- _GIVEN TASK_: Could the lines from the start of the data through the line with "0.532, 0.518, 0.505];" be set down exactly, with no pictures among them?

- _LISTING_:
....
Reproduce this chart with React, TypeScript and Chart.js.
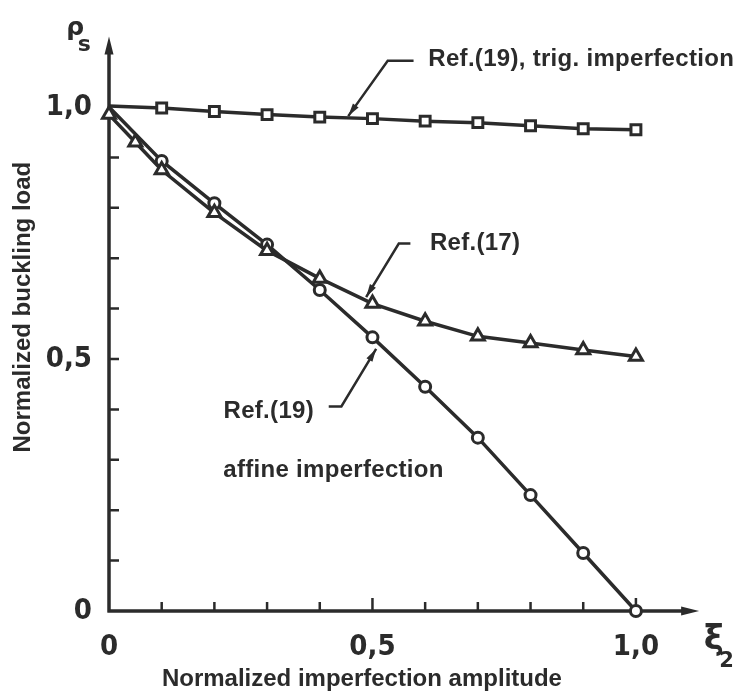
import React, { useEffect, useRef } from 'react';
import { Chart, registerables } from 'chart.js';

Chart.register(...registerables);

// ---- data ----
const trigX = [0, 0.1, 0.2, 0.3, 0.4, 0.5, 0.6, 0.7, 0.8, 0.9, 1.0];
const trigY = [1.002, 0.998, 0.991, 0.985, 0.98, 0.977, 0.972, 0.969, 0.963, 0.957, 0.955];

const ref17X = [0, 0.05, 0.1, 0.2, 0.3, 0.4, 0.5, 0.6, 0.7, 0.8, 0.9, 1.0];
const ref17Y = [0.985, 0.93, 0.875, 0.79, 0.715, 0.66, 0.61, 0.575, 0.545, 0.532, 0.518, 0.505];

const affineX = [0, 0.1, 0.2, 0.3, 0.4, 0.5, 0.6, 0.7, 0.8, 0.9, 1.0];
const affineY = [1.0, 0.893, 0.809, 0.727, 0.637, 0.543, 0.445, 0.344, 0.23, 0.115, 0.0];

const xTickValues = [0, 0.5, 1.0];
const xTickLabels = ['0', '0,5', '1,0'];
const yTickValues = [0, 0.5, 1.0];
const yTickLabels = ['0', '0,5', '1,0'];
const xMinorTicks = [0.1, 0.2, 0.3, 0.4, 0.5, 0.6, 0.7, 0.8, 0.9, 1.0];
const yMinorTicks = [0.1, 0.2, 0.3, 0.4, 0.5, 0.6, 0.7, 0.8, 0.9];

const xTitle = 'Normalized imperfection amplitude';
const yTitle = 'Normalized buckling load';
const labelTrig = 'Ref.(19), trig. imperfection';
const label17 = 'Ref.(17)';
const label19 = 'Ref.(19)';
const labelAffine = 'affine imperfection';

const INK = '#2b2b2b';
const TEXT_FONT = 'bold 24px "Liberation Sans", Arial, Helvetica, sans-serif';
const NUM_FONT = '"Liberation Sans Narrow", "DejaVu Sans Condensed", "Liberation Sans", sans-serif';

const toPts = (xs: number[], ys: number[]) => xs.map((v, i) => ({ x: v, y: ys[i] }));

function arrowHead(ctx: CanvasRenderingContext2D, tx: number, ty: number, fx: number, fy: number, len: number, hw: number) {
  const dx = tx - fx, dy = ty - fy;
  const d = Math.hypot(dx, dy) || 1;
  const ux = dx / d, uy = dy / d;
  const bx = tx - ux * len, by = ty - uy * len;
  ctx.beginPath();
  ctx.moveTo(tx, ty);
  ctx.lineTo(bx - uy * hw, by + ux * hw);
  ctx.lineTo(bx + uy * hw, by - ux * hw);
  ctx.closePath();
  ctx.fill();
}

const drawPlugin = {
  id: 'paperDecor',
  beforeDatasetsDraw(chart: any) {
    const { ctx, scales } = chart;
    const xs = scales.x, ys = scales.y;
    const px = (v: number) => xs.getPixelForValue(v);
    const py = (v: number) => ys.getPixelForValue(v);
    ctx.save();
    ctx.strokeStyle = INK;
    ctx.fillStyle = INK;
    ctx.lineWidth = 3.5;
    const x0 = px(0), y0 = py(0);
    const yTop = py(1.14), xEnd = px(1.12);
    ctx.beginPath();
    ctx.moveTo(x0, y0 + 1.5);
    ctx.lineTo(x0, yTop + 10);
    ctx.moveTo(x0 - 1.5, y0);
    ctx.lineTo(xEnd - 10, y0);
    ctx.stroke();
    arrowHead(ctx, x0, yTop, x0, yTop + 10, 18, 4.5);
    arrowHead(ctx, xEnd, y0, xEnd - 10, y0, 18, 4.5);
    ctx.lineWidth = 2.5;
    ctx.beginPath();
    xMinorTicks.forEach((v) => {
      const major = xTickValues.includes(v);
      ctx.moveTo(px(v), y0);
      ctx.lineTo(px(v), y0 - (major ? 13 : 9));
    });
    yMinorTicks.forEach((v) => {
      ctx.moveTo(x0, py(v));
      ctx.lineTo(x0 + 10, py(v));
    });
    ctx.stroke();
    ctx.restore();
  },
  afterDatasetsDraw(chart: any) {
    const { ctx, scales } = chart;
    const xs = scales.x, ys = scales.y;
    const px = (v: number) => xs.getPixelForValue(v);
    const py = (v: number) => ys.getPixelForValue(v);
    ctx.save();
    ctx.strokeStyle = INK;
    ctx.fillStyle = INK;
    ctx.lineWidth = 2.5;
    const leader = (pts: number[][]) => {
      ctx.beginPath();
      pts.forEach(([a, b], i) => (i ? ctx.lineTo(px(a), py(b)) : ctx.moveTo(px(a), py(b))));
      ctx.stroke();
      const n = pts.length;
      arrowHead(ctx, px(pts[n - 1][0]), py(pts[n - 1][1]), px(pts[n - 2][0]), py(pts[n - 2][1]), 13, 3.5);
    };
    leader([[0.578, 1.092], [0.529, 1.092], [0.454, 0.982]]);
    leader([[0.572, 0.729], [0.55, 0.729], [0.488, 0.623]]);
    leader([[0.417, 0.406], [0.441, 0.406], [0.507, 0.52]]);

    ctx.font = TEXT_FONT;
    (ctx as any).letterSpacing = '0.3px';
    ctx.textBaseline = 'middle';
    ctx.textAlign = 'left';
    ctx.fillText(labelTrig, px(0.606), py(1.094));
    ctx.fillText(label17, px(0.609), py(0.729));
    ctx.textAlign = 'right';
    ctx.fillText(label19, px(0.389), py(0.397));
    ctx.textAlign = 'left';
    ctx.fillText(labelAffine, px(0.217), py(0.279));

    (ctx as any).letterSpacing = '0px';
    ctx.textAlign = 'center';
    ctx.fillText(xTitle, px(0.48), py(-0.135));
    ctx.save();
    ctx.translate(px(-0.163), py(0.603));
    ctx.rotate(-Math.PI / 2);
    ctx.fillText(yTitle, 0, 0);
    ctx.restore();

    ctx.font = 'bold 25px "DejaVu Sans", sans-serif';
    ctx.fillText('ρ', px(-0.064), py(1.156));
    ctx.font = 'bold 22px "DejaVu Sans", sans-serif';
    ctx.fillText('s', px(-0.047), py(1.122));
    ctx.font = 'bold 34px "DejaVu Sans", sans-serif';
    ctx.fillText('ξ', px(1.148), py(-0.057));
    ctx.font = 'bold 21px "DejaVu Sans", sans-serif';
    ctx.fillText('2', px(1.172), py(-0.1));
    ctx.restore();
  },
};

export default function App() {
  const ref = useRef<HTMLCanvasElement | null>(null);
  useEffect(() => {
    if (!ref.current) return;
    const common = {
      borderColor: INK,
      pointBorderColor: INK,
      pointBackgroundColor: '#ffffff',
      borderWidth: 3.5,
      pointBorderWidth: 3,
      clip: false as any,
      tension: 0,
      showLine: true,
    };
    const chart = new Chart(ref.current, {
      type: 'scatter',
      data: {
        datasets: [
          {
            ...common,
            label: 'Ref.(17)',
            data: toPts(ref17X, ref17Y),
            pointStyle: 'triangle',
            pointRadius: 7.5,
          },
          {
            ...common,
            label: 'Ref.(19), affine imperfection',
            data: toPts(affineX, affineY),
            pointStyle: 'circle',
            pointRadius: affineX.map((_, i) => (i === 0 ? 0 : 5.5)),
          },
          {
            ...common,
            label: 'Ref.(19), trig. imperfection',
            data: toPts(trigX, trigY),
            pointStyle: 'rect',
            pointRadius: trigX.map((_, i) => (i === 0 ? 0 : 7)),
          },
        ],
      },
      options: {
        animation: false,
        responsive: false,
        layout: { padding: { left: 0, right: 1, top: 17, bottom: 0 } },
        plugins: { legend: { display: false }, tooltip: { enabled: false } },
        scales: {
          x: {
            type: 'linear',
            min: 0,
            max: 1.1757,
            grid: { display: false },
            border: { display: false },
            afterFit: (s: any) => {
              s.height = 85;
            },
            afterBuildTicks: (s: any) => {
              s.ticks = xTickValues.map((v) => ({ value: v }));
            },
            ticks: {
              color: INK,
              padding: 11,
              maxRotation: 0,
              autoSkip: false,
              font: { family: NUM_FONT, size: 29, weight: 'bold' },
              callback: (_v: any, i: number) => xTickLabels[i],
            },
          },
          y: {
            type: 'linear',
            min: 0,
            max: 1.16,
            grid: { display: false },
            border: { display: false },
            afterFit: (s: any) => {
              s.width = 109;
            },
            afterBuildTicks: (s: any) => {
              s.ticks = yTickValues.map((v) => ({ value: v }));
            },
            ticks: {
              color: INK,
              padding: 9,
              autoSkip: false,
              font: { family: NUM_FONT, size: 29, weight: 'bold' },
              callback: (_v: any, i: number) => yTickLabels[i],
            },
          },
        },
      },
      plugins: [drawPlugin],
    });
    return () => chart.destroy();
  }, []);
  return (
    <div style={{ position: 'absolute', left: 0, top: 0, width: 739, height: 696, background: '#fff' }}>
      <canvas ref={ref} width={739} height={696} style={{ display: 'block' }} />
    </div>
  );
}
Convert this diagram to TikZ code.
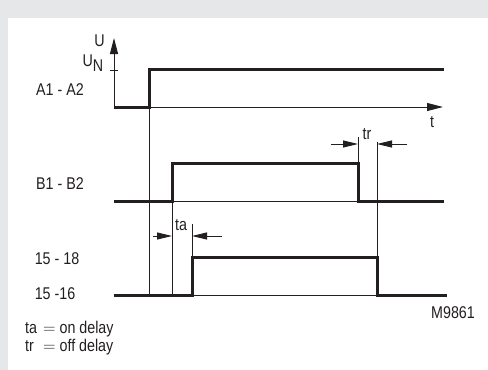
\documentclass[tikz,border=0pt]{standalone}
\usepackage{fontspec}
\setmainfont{Liberation Sans}[FakeStretch=0.84]
\usepackage{xcolor}
\usepackage{tikz}
\usetikzlibrary{arrows.meta,positioning}
\definecolor{ink}{HTML}{231F20}
\definecolor{panel}{HTML}{E6E7E8}

\begin{document}
\begin{tikzpicture}[
  x=1pt,y=-1pt,
  every node/.style={font=\fontsize{17}{18}\selectfont,text=ink,inner sep=0pt},
  pulse/.style={line width=3pt,draw=ink,line join=miter},
  guide/.style={line width=1pt,draw=ink},
  dimarrow/.style={guide,-{Triangle[length=15pt,width=7pt]}}
]
\useasboundingbox (0,0) rectangle (488,370);
\fill[panel] (0,0) rectangle (488,370);
\fill[white] (8,18) rectangle (488,370);

% axes
\coordinate (O) at (114,107);
\coordinate (Utop) at (114,38);
\coordinate (tend) at (443,107);
\draw[guide,-{Triangle[length=16pt,width=8pt]}] (O) -- (Utop);
\draw[guide,-{Triangle[length=16pt,width=8pt]}] (O) -- (tend);
\coordinate (tickL) at (110,70);
\coordinate (tickR) at (118,70);
\draw[guide] (tickL) -- (tickR);
\node (U) at (99.5,41) {U};
\node[anchor=east] (UN) at (103.5,63) {U\raisebox{-5pt}{N}};
\node (t) at (432,122) {t};

% time marks
\coordinate (a0) at (149,107);
\coordinate (a1) at (149,295);
\coordinate (b0) at (172,201);
\coordinate (b1) at (172,295);
\coordinate (c0) at (192,224);
\coordinate (c1) at (192,257);
\coordinate (d0) at (358,137);
\coordinate (d1) at (358,163);
\coordinate (e0) at (377,142);
\coordinate (e1) at (377,257);
\draw[guide] (a0) -- (a1);
\draw[guide] (b0) -- (b1);
\draw[guide] (c0) -- (c1);
\draw[guide] (d0) -- (d1);
\draw[guide] (e0) -- (e1);

% A1 - A2
\node (A) at (60,90) {A1 - A2};
\draw[pulse] (O) -- (a0) -- (149,69) -- (444,69);

% B1 - B2
\node (B) at (60,184) {B1 - B2};
\draw[guide] (b0) -- (358,201);
\draw[pulse] (114,201) -- (b0) -- (172,163) -- (d1) -- (358,201) -- (444,201);

% 15 - 18 / 15 -16
\node (K18) at (57,259) {15 - 18};
\node (K16) at (55,294) {15 -16};
\draw[guide] (192,295) -- (377,295);
\draw[pulse] (114,295) -- (192,295) -- (c1) -- (e1) -- (377,295) -- (447,295);

% delays
\draw[dimarrow] (153,236) -- (172,236);
\draw[dimarrow] (222,236) -- (192,236);
\node (ta) at (181,225) {ta};
\draw[dimarrow] (331,144) -- (358,144);
\draw[dimarrow] (407,144) -- (377,144);
\node (tr) at (367,134) {tr};

\node (ref) at (453,313) {M9861};
\node[anchor=west] (legta) at (25,329) {\makebox[18pt][l]{ta}$=$ on delay};
\node[anchor=west] (legtr) at (25,347) {\makebox[18pt][l]{tr}$=$ off delay};
\end{tikzpicture}
\end{document}
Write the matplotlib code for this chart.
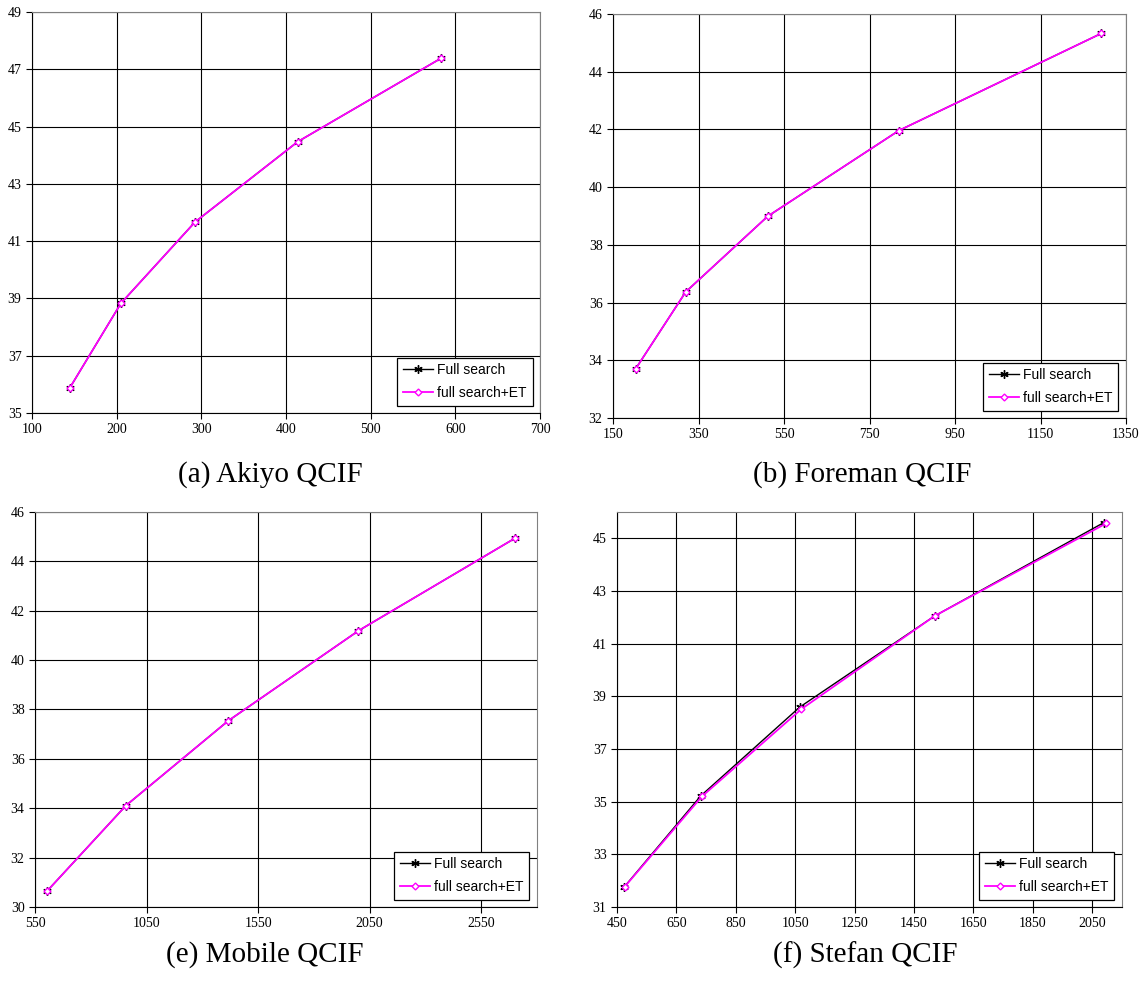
import numpy as np
import matplotlib
matplotlib.use("Agg")
import matplotlib.pyplot as plt

# Akiyo QCIF
akiyo_rate_fs = [144.7, 205, 292.6, 413.7, 583.3]
akiyo_psnr_fs = [35.88, 38.83, 41.67, 44.47, 47.39]
akiyo_rate_et = [144.7, 205, 292.6, 413.7, 583.3]
akiyo_psnr_et = [35.88, 38.83, 41.67, 44.47, 47.39]

# Foreman QCIF
foreman_rate_fs = [202.7, 320, 511.8, 818.4, 1292.5]
foreman_psnr_fs = [33.70, 36.37, 38.99, 41.96, 45.33]
foreman_rate_et = [202.7, 320, 511.8, 818.4, 1292.5]
foreman_psnr_et = [33.70, 36.37, 38.99, 41.96, 45.33]

# Mobile QCIF
mobile_rate_fs = [606, 958, 1416, 2000, 2700]
mobile_psnr_fs = [30.66, 34.11, 37.54, 41.19, 44.93]
mobile_rate_et = [606, 958, 1416, 2000, 2700]
mobile_psnr_et = [30.66, 34.11, 37.54, 41.19, 44.93]

# Stefan QCIF
stefan_rate_fs = [475, 732, 1065, 1519, 2089]
stefan_psnr_fs = [31.77, 35.22, 38.59, 42.05, 45.60]
stefan_rate_et = [476, 736, 1070, 1519, 2097]
stefan_psnr_et = [31.77, 35.20, 38.51, 42.05, 45.57]

captions = ["(a) Akiyo QCIF", "(b) Foreman QCIF", "(e) Mobile QCIF", "(f) Stefan QCIF"]
labels = ["Full search", "full search+ET"]

W, H = 1142, 982
panels = [
    # data, xlim, xticks, ylim, yticks, axes rect, caption position (px)
    ((akiyo_rate_fs, akiyo_psnr_fs, akiyo_rate_et, akiyo_psnr_et),
     (100, 700), np.arange(100, 701, 100), (35, 49), np.arange(35, 50, 2),
     [0.028, 0.5794, 0.445, 0.4084], (270, 475)),
    ((foreman_rate_fs, foreman_psnr_fs, foreman_rate_et, foreman_psnr_et),
     (150, 1350), np.arange(150, 1351, 200), (32, 46), np.arange(32, 47, 2),
     [0.5368, 0.5743, 0.4492, 0.4114], (862, 475)),
    ((mobile_rate_fs, mobile_psnr_fs, mobile_rate_et, mobile_psnr_et),
     (550, 2800), np.arange(550, 2551, 500), (30, 46), np.arange(30, 47, 2),
     [0.0306, 0.0764, 0.4396, 0.4022], (265, 955)),
    ((stefan_rate_fs, stefan_psnr_fs, stefan_rate_et, stefan_psnr_et),
     (450, 2150), np.arange(450, 2051, 200), (31, 46), np.arange(31, 46, 2),
     [0.5403, 0.0764, 0.4422, 0.4022], (865, 955)),
]

fig = plt.figure(figsize=(W / 100, H / 100), dpi=100)

for (data, xlim, xt, ylim, yt, rect, cpos), cap in zip(panels, captions):
    rx_fs, py_fs, rx_et, py_et = data
    ax = fig.add_axes(rect)
    ax.plot(rx_fs, py_fs, color="black", lw=1.0, marker=(6, 2, 0),
            markersize=6, markeredgewidth=1.0, label=labels[0], zorder=3)
    ax.plot(rx_et, py_et, color="#ff00ff", lw=1.3, marker="D", markersize=3.5,
            markerfacecolor="white", markeredgecolor="#ff00ff",
            markeredgewidth=1.0, label=labels[1], zorder=4)
    ax.set_xlim(*xlim)
    ax.set_ylim(*ylim)
    ax.set_xticks(xt)
    ax.set_yticks(yt)
    ax.grid(True, color="black", lw=0.8)
    ax.set_axisbelow(True)
    for s in ["top", "right"]:
        ax.spines[s].set_color("#808080")
    for s in ["left", "bottom"]:
        ax.spines[s].set_color("black")
    ax.tick_params(direction="out", length=4, width=0.8, labelsize=10)
    for t in ax.get_xticklabels() + ax.get_yticklabels():
        t.set_fontfamily("Liberation Serif")
    leg = ax.legend(loc="lower right", bbox_to_anchor=(0.985, 0.018),
                    fancybox=False, edgecolor="black", framealpha=1,
                    prop={"family": "Liberation Sans", "size": 10},
                    handlelength=2.2, handletextpad=0.3, borderpad=0.4,
                    labelspacing=0.65, borderaxespad=0)
    leg.get_frame().set_linewidth(0.9)
    # caption centered below each chart
    fig.text(cpos[0] / W, 1 - cpos[1] / H, cap, ha="center", va="center",
             fontsize=21, fontfamily="Liberation Serif")

fig.savefig("out.png", dpi=100)
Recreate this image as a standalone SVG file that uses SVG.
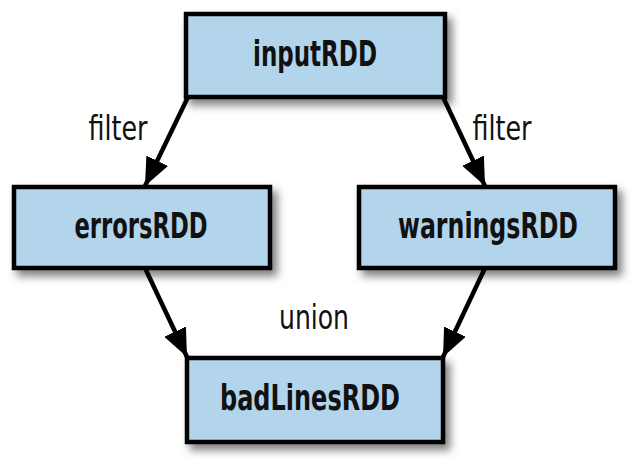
<svg xmlns="http://www.w3.org/2000/svg" width="644" height="469" viewBox="0 0 644 469">
<style>
.box{fill:#b3d5ec;stroke:#000;stroke-width:4.5;filter:url(#sh)}
.nt{font-family:"Liberation Sans Narrow","DejaVu Sans Condensed","Liberation Sans",sans-serif;font-weight:bold;font-size:35px;fill:#111;text-anchor:middle}
.lt{font-family:"Liberation Sans Narrow","DejaVu Sans Condensed","Liberation Sans",sans-serif;font-size:33px;fill:#111;text-anchor:middle}
.edge{stroke:#000;stroke-width:4.5;fill:none;marker-end:url(#ah)}
</style>
<defs>
<filter id="sh" x="-10%" y="-20%" width="130%" height="150%">
<feDropShadow dx="5" dy="6" stdDeviation="4" flood-color="#000" flood-opacity="0.5"/>
</filter>
<marker id="ah" markerUnits="userSpaceOnUse" markerWidth="30" markerHeight="30" viewBox="0 0 30 30" refX="28" refY="15" orient="auto">
<path d="M0,3 L28,15 L0,27 Z" fill="#000"/>
</marker>
</defs>
<rect width="644" height="469" fill="#fff"/>
<g id="connectors">
<line class="edge" x1="188" y1="97" x2="145" y2="186"/>
<line class="edge" x1="443" y1="97" x2="485" y2="186"/>
<line class="edge" x1="145" y1="268" x2="187" y2="357"/>
<line class="edge" x1="485" y1="268" x2="443" y2="357"/>
<text class="lt" x="118" y="140" textLength="59" lengthAdjust="spacingAndGlyphs">filter</text>
<text class="lt" x="502" y="140" textLength="59" lengthAdjust="spacingAndGlyphs">filter</text>
<text class="lt" x="314" y="329" textLength="70" lengthAdjust="spacingAndGlyphs">union</text>
</g>
<g id="inputRDD">
<rect class="box" x="186" y="14" width="259" height="83"/>
<text class="nt" x="315" y="66" textLength="124" lengthAdjust="spacingAndGlyphs">inputRDD</text>
</g>
<g id="errorsRDD">
<rect class="box" x="14" y="187" width="256" height="81"/>
<text class="nt" x="141" y="238" textLength="133" lengthAdjust="spacingAndGlyphs">errorsRDD</text>
</g>
<g id="warningsRDD">
<rect class="box" x="359" y="187" width="256" height="81"/>
<text class="nt" x="488" y="238" textLength="180" lengthAdjust="spacingAndGlyphs">warningsRDD</text>
</g>
<g id="badLinesRDD">
<rect class="box" x="187" y="358" width="256" height="84"/>
<text class="nt" x="310" y="410" textLength="180" lengthAdjust="spacingAndGlyphs">badLinesRDD</text>
</g>
</svg>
....
- _RESULT_:
Reproduce this chart with React, TypeScript and Chart.js.
import React, { useEffect, useRef } from 'react';
import { Chart, registerables } from 'chart.js';

Chart.register(...registerables);

// ---- data ----
const trigX = [0, 0.1, 0.2, 0.3, 0.4, 0.5, 0.6, 0.7, 0.8, 0.9, 1.0];
const trigY = [1.002, 0.998, 0.991, 0.985, 0.98, 0.977, 0.972, 0.969, 0.963, 0.957, 0.955];

const ref17X = [0, 0.05, 0.1, 0.2, 0.3, 0.4, 0.5, 0.6, 0.7, 0.8, 0.9, 1.0];
const ref17Y = [0.985, 0.93, 0.875, 0.79, 0.715, 0.66, 0.61, 0.575, 0.545, 0.532, 0.518, 0.505];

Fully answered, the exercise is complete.